» **INSTRUCTION**: Provide a single number: the count of lines containing the string "this".

» **PROVIDED DATA**:
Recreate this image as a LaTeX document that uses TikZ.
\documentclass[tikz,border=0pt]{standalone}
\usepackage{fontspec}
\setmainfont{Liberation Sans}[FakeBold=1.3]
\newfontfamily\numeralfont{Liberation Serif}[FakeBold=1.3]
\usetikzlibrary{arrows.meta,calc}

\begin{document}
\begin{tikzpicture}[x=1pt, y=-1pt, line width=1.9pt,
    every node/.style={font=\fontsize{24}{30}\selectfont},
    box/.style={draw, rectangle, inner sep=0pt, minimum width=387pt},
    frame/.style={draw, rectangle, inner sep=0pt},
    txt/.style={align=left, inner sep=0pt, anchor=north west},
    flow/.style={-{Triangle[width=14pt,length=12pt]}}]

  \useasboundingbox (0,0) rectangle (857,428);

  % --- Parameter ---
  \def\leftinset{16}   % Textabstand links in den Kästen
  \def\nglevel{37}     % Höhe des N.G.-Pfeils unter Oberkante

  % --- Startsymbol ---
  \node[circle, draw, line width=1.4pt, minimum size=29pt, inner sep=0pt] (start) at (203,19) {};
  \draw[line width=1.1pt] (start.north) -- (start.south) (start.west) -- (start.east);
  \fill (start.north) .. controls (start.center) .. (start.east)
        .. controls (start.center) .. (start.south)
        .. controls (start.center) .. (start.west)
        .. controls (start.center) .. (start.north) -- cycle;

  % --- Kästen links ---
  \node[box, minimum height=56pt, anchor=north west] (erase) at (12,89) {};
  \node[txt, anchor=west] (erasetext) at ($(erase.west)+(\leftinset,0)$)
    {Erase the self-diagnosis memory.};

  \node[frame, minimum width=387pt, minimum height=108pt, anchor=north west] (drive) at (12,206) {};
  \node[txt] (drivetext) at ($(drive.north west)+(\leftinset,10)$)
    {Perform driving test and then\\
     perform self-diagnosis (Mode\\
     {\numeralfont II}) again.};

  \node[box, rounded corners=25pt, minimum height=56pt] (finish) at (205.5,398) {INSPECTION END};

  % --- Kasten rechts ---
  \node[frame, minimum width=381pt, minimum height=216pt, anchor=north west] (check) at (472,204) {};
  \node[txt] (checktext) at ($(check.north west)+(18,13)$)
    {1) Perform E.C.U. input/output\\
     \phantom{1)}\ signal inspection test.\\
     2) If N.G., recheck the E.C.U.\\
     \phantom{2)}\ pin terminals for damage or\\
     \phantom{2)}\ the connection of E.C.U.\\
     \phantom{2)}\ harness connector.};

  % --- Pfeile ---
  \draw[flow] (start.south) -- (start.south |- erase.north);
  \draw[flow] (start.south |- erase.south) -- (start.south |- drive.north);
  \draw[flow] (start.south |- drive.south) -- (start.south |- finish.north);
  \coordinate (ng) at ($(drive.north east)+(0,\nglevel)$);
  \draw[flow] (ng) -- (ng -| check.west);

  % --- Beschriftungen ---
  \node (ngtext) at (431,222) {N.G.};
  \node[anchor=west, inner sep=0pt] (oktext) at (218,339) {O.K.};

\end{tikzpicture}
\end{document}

==

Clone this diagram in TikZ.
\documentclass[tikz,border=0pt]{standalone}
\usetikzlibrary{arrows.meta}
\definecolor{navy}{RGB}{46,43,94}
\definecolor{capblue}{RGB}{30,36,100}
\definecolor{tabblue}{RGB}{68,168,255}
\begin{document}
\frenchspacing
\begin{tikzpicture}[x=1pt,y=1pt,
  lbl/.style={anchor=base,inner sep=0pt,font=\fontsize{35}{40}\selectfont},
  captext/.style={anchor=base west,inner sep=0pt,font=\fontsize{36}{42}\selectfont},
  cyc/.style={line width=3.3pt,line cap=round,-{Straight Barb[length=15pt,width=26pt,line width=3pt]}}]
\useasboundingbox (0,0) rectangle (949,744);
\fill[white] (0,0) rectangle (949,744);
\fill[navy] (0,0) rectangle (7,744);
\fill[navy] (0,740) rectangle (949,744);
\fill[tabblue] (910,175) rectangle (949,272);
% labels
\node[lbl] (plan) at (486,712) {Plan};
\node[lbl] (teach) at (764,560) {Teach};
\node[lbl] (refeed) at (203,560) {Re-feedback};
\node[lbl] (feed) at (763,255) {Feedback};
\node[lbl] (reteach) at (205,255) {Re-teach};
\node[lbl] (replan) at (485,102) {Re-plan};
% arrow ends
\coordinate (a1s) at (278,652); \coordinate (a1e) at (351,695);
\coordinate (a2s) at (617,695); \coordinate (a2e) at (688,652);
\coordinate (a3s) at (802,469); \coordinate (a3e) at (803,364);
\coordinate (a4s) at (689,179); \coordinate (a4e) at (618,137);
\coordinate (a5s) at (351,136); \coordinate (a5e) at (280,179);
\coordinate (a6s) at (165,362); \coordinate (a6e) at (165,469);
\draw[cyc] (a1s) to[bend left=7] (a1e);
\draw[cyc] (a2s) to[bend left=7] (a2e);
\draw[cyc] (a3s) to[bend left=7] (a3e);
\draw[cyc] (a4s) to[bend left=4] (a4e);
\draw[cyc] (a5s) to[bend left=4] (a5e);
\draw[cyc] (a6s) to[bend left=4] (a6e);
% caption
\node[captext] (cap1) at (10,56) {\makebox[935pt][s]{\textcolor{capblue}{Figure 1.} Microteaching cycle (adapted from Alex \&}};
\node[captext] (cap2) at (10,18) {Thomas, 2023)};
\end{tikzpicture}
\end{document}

==

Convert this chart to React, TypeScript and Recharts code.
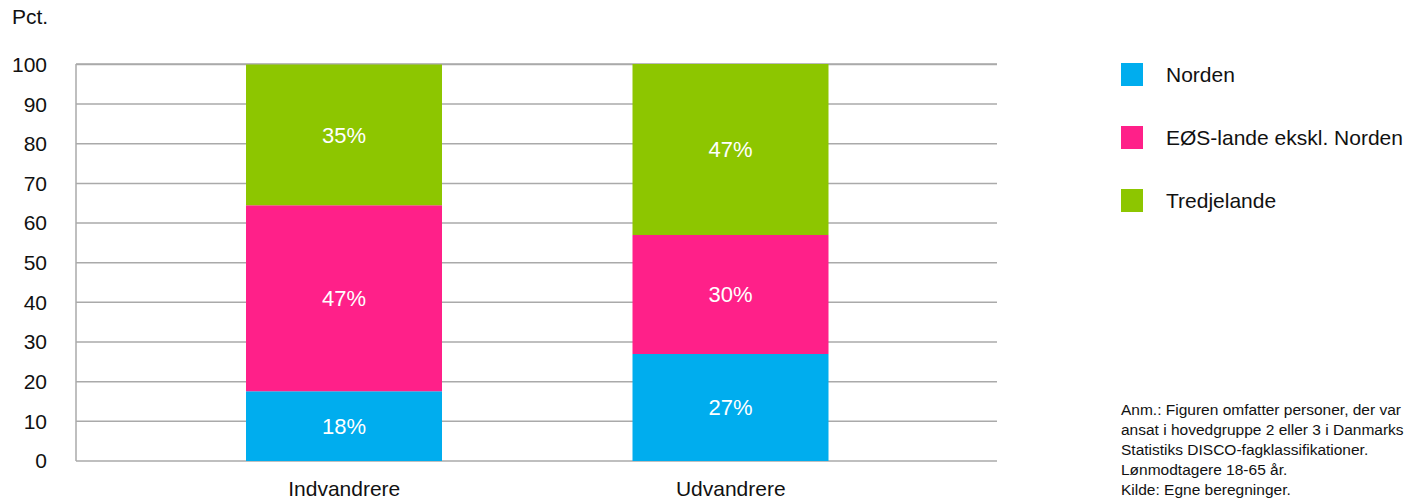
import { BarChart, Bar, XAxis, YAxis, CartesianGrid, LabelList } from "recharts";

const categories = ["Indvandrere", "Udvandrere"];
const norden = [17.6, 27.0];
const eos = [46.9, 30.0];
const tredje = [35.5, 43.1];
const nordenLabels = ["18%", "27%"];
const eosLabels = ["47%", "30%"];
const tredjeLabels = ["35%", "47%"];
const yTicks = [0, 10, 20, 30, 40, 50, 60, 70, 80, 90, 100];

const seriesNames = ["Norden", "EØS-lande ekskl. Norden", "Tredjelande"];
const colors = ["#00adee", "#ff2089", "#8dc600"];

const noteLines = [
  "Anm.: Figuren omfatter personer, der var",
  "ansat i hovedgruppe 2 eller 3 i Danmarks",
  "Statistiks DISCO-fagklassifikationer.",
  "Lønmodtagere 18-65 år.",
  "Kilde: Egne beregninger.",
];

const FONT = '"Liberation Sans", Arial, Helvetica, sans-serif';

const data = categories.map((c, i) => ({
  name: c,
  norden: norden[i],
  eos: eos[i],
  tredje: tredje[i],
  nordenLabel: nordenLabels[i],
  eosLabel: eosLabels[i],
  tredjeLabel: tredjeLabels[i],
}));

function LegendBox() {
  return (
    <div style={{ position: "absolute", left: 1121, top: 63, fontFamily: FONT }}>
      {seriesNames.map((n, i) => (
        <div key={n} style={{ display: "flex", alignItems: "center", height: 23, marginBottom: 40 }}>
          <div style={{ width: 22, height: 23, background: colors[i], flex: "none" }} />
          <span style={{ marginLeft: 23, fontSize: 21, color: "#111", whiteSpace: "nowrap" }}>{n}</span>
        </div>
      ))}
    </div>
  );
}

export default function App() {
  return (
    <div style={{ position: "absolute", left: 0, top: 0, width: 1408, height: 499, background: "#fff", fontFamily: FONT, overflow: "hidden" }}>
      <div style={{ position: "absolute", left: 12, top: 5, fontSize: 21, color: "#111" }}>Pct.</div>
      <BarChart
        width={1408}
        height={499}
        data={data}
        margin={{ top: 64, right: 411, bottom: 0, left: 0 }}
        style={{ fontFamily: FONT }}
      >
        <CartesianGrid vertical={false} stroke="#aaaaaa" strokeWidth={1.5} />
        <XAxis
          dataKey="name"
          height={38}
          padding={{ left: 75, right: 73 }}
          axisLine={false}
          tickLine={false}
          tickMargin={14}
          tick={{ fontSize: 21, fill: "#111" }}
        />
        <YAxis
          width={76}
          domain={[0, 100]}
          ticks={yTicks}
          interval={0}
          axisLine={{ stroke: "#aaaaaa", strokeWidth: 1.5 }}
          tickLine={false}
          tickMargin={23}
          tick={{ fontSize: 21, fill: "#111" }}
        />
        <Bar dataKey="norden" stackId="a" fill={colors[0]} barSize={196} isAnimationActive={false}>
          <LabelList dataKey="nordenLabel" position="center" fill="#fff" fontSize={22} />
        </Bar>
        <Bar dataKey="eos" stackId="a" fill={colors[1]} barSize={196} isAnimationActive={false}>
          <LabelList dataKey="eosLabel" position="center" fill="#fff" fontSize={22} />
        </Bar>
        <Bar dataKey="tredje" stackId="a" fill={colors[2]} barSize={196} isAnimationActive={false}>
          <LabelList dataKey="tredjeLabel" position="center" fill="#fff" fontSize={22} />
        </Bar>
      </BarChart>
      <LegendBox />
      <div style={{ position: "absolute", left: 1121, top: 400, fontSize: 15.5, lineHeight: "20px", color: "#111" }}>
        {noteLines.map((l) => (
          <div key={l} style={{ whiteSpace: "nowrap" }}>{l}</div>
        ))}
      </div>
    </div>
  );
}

» **WORKED ANSWER**: 3